Display response time affects how clearly a 3D viewport updates while you orbit, pan, and zoom. Cleaner pixel transitions make camera movement feel more precise because edges, grids, shadows, and silhouettes smear less between frames.
Why Response Time Matters in a 3D Viewport
In 3D software, navigation is constant visual feedback: orbiting around a model, panning across geometry, and zooming into small surface details, which are core viewport actions in workflows such as orbit, pan, and zoom.
When response time is slow, pixels may not finish changing before the next frame arrives. The result is ghosting, dark smearing, or soft trails behind moving edges. That can make a bevel look mushy, a rig control harder to grab, or a dense CAD floor plan feel less stable while you move through it.

For real-time 3D work, the practical goal is not chasing the smallest advertised number. It is keeping motion clean enough that your eyes can track form, depth, and alignment without extra effort.
The Frame-Time Math Behind Smooth Navigation
Refresh rate sets the time window. A 144 Hz display updates about every 6.94 ms, while a 360 Hz display updates about every 2.78 ms. Pixel transitions need to fit inside that window to preserve motion clarity, as explained in response-time testing.
That matters when you rotate around a product model or fly through an architectural scene. If the panel is too slow, a high refresh rate can still feel unclear because the old frame visually lingers into the new one.

For serious viewport work, 60-75 Hz is workable for mostly static modeling but weaker for rapid navigation. A 120-165 Hz display is a strong value for most 3D creators, while 240 Hz and higher can help if you also game or navigate complex scenes quickly. Low overshoot often matters more than a flashy “1 ms” label because the best monitor feels fast and clean, not just fast on a spec sheet.
Response Time Is Not Input Lag
Response time is pixel-change speed. Input lag is the delay between your mouse movement, pen input, or keyboard command and the image update you see. A display feels responsive when input lag, refresh rate, and response time work together, not when one number wins alone; input lag and response time affect different parts of that chain.
In viewport navigation, this distinction is critical. Low input lag helps the camera start moving when you move your hand. Low response time helps the moving image stay readable after it starts.
A monitor with aggressive overdrive may post a fast response number but create inverse ghosting, where bright or dark halos follow edges. For 3D work, that artifact can be worse than mild blur because it adds false outlines to geometry.

Advertised response-time specs often reflect best-case transitions, so independent testing and real motion behavior matter more than the box label.
What to Prioritize for Real-Time 3D Work
Choose a display the way you choose a viewport preset: match it to the task. Large animated scenes, character posing, walkthroughs, and game-engine previews benefit from faster panels because the scene remains easier to read during motion.
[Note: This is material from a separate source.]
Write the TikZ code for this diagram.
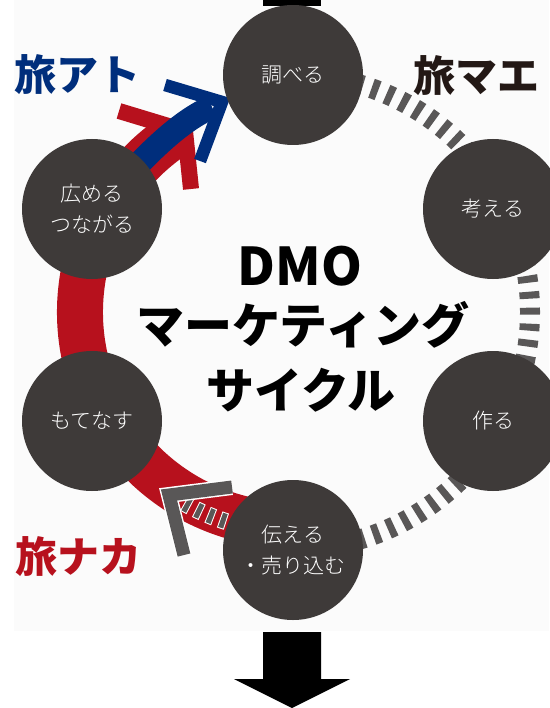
\documentclass[tikz,border=0pt]{standalone}
\usepackage{fontspec}
\newfontfamily\jp{Noto Sans CJK JP}
\newfontfamily\jpl{Noto Sans CJK JP Light}
\usetikzlibrary{calc}
\definecolor{circ}{HTML}{3E3A39}
\definecolor{tabired}{HTML}{B7111D}
\definecolor{tabiblue}{HTML}{002E7C}
\definecolor{tabidark}{HTML}{231815}
\definecolor{stripe}{HTML}{595757}
\definecolor{bgpale}{HTML}{FBFBFB}
\begin{document}
\begin{tikzpicture}[x=1pt,y=-1pt,
  stage/.style={circle, fill=circ, minimum size=140pt, inner sep=0pt, text=white,
    font=\jpl\fontsize{21}{31}\selectfont, align=center},
  phase/.style={font=\jp\bfseries\fontsize{42}{42}\selectfont, inner sep=0pt},
  titletext/.style={font=\jp\bfseries\fontsize{48}{48}\selectfont, inner sep=0pt, text=black},
  redband/.style={draw=tabired, line width=46pt},
  redchev/.style={draw=tabired, line width=16pt, line join=miter},
  blueband/.style={draw=tabiblue, line width=24pt},
  bluechev/.style={draw=tabiblue, line width=12.5pt, line join=miter},
  graydash/.style={draw=stripe, line width=20pt, dash pattern=on 7pt off 9pt},
  whiteedge/.style={draw=white, line width=17pt, dash pattern=on 7pt off 6pt},
  grayshort/.style={draw=stripe, line width=15pt, dash pattern=on 5pt off 8pt, dash phase=12pt},
  graychevw/.style={draw=white, line width=16pt, line join=miter},
  graychev/.style={draw=stripe, line width=13pt, line join=miter},
]
\useasboundingbox (0,0) rectangle (549,708);
\fill[bgpale] (14,0) rectangle (549,631);

\coordinate (O) at (293,312);

% red band (旅ナカ -> 旅アト)
\draw[redband] (O) ++(100:213) arc[start angle=100, end angle=236, radius=213];
\coordinate (ra1) at (119,111);
\coordinate (rtip) at (185,131);
\coordinate (ra2) at (191,189);
\draw[redchev] (ra1) -- (rtip) -- (ra2);

% blue arrow
\coordinate (b0) at (115,190);
\coordinate (b1) at (150,150);
\coordinate (b2) at (182,120);
\coordinate (b3) at (212,107);
\draw[blueband] (b0) .. controls (b1) and (b2) .. (b3);
\coordinate (ba1) at (165,85);
\coordinate (btip) at (222,102);
\coordinate (ba2) at (200,161);
\draw[bluechev] (ba1) -- (btip) -- (ba2);

% gray dashed cycle (right side)
\draw[graydash] (O) ++(-90:237) arc[start angle=-90, end angle=90, radius=237];

% gray short dashes on red band, and gray chevron
\draw[whiteedge] (O) ++(123:220) arc[start angle=123, end angle=100, radius=220];
\draw[grayshort] (O) ++(123:220) arc[start angle=123, end angle=100, radius=220];
\coordinate (ga1) at (232,487);
\coordinate (gtip) at (169,495);
\coordinate (ga2) at (184,555);
\draw[graychevw] (ga1) -- (gtip) -- (ga2);
\draw[graychev] (ga1) -- (gtip) -- (ga2);

% black arrows
\fill[black] (263,0) rectangle (321,6);
\fill[black] (263,632) -- (321,632) -- (321,679) -- (350,679) -- (292,708)
  -- (234,679) -- (263,679) -- cycle;

% stages
\node[stage] (shiraberu) at (293,75) {調べる};
\node[stage] (kangaeru) at (493,209) {考える};
\node[stage] (tsukuru) at (493,421) {作る};
\node[stage] (tsutaeru) at (293,550) {伝える\\・売り込む};
\node[stage] (motenasu) at (92,421) {もてなす};
\node[stage] (hiromeru) at (92,209) {広める\\つながる};

% phase labels
\node[phase, text=tabiblue] (ato) at (77,75) {旅アト};
\node[phase, text=tabidark] (mae) at (476,76) {旅マエ};
\node[phase, text=tabired] (naka) at (78,557) {旅ナカ};

% title
\node[titletext, font=\jp\bfseries\fontsize{52}{52}\selectfont] (dmo) at (300,266) {DMO};
\node[titletext] (marketing) at (303,325) {マーケティング};
\node[titletext] (cycle) at (301,390) {サイクル};
\end{tikzpicture}
\end{document}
Immersive visualization research shows navigation performance depends on task, viewpoint control, and scale changes, not one universal method. Studies of immersive 3D scatterplots found that zooming and overview tools can improve performance depending on the analysis task. Your monitor should support that same principle: keeping visual feedback clean as your workflow changes.
For a reliable 3D viewport display, look for average gray-to-gray response around 3-5 ms, a high refresh rate with stable frame delivery, balanced overdrive with low overshoot, strong contrast without dark-level smearing, and enough resolution for UI panels and fine geometry.
A fast display will not fix a slow GPU or overloaded scene, but it removes a major visual bottleneck. When the screen keeps up, viewport navigation feels more connected and readable.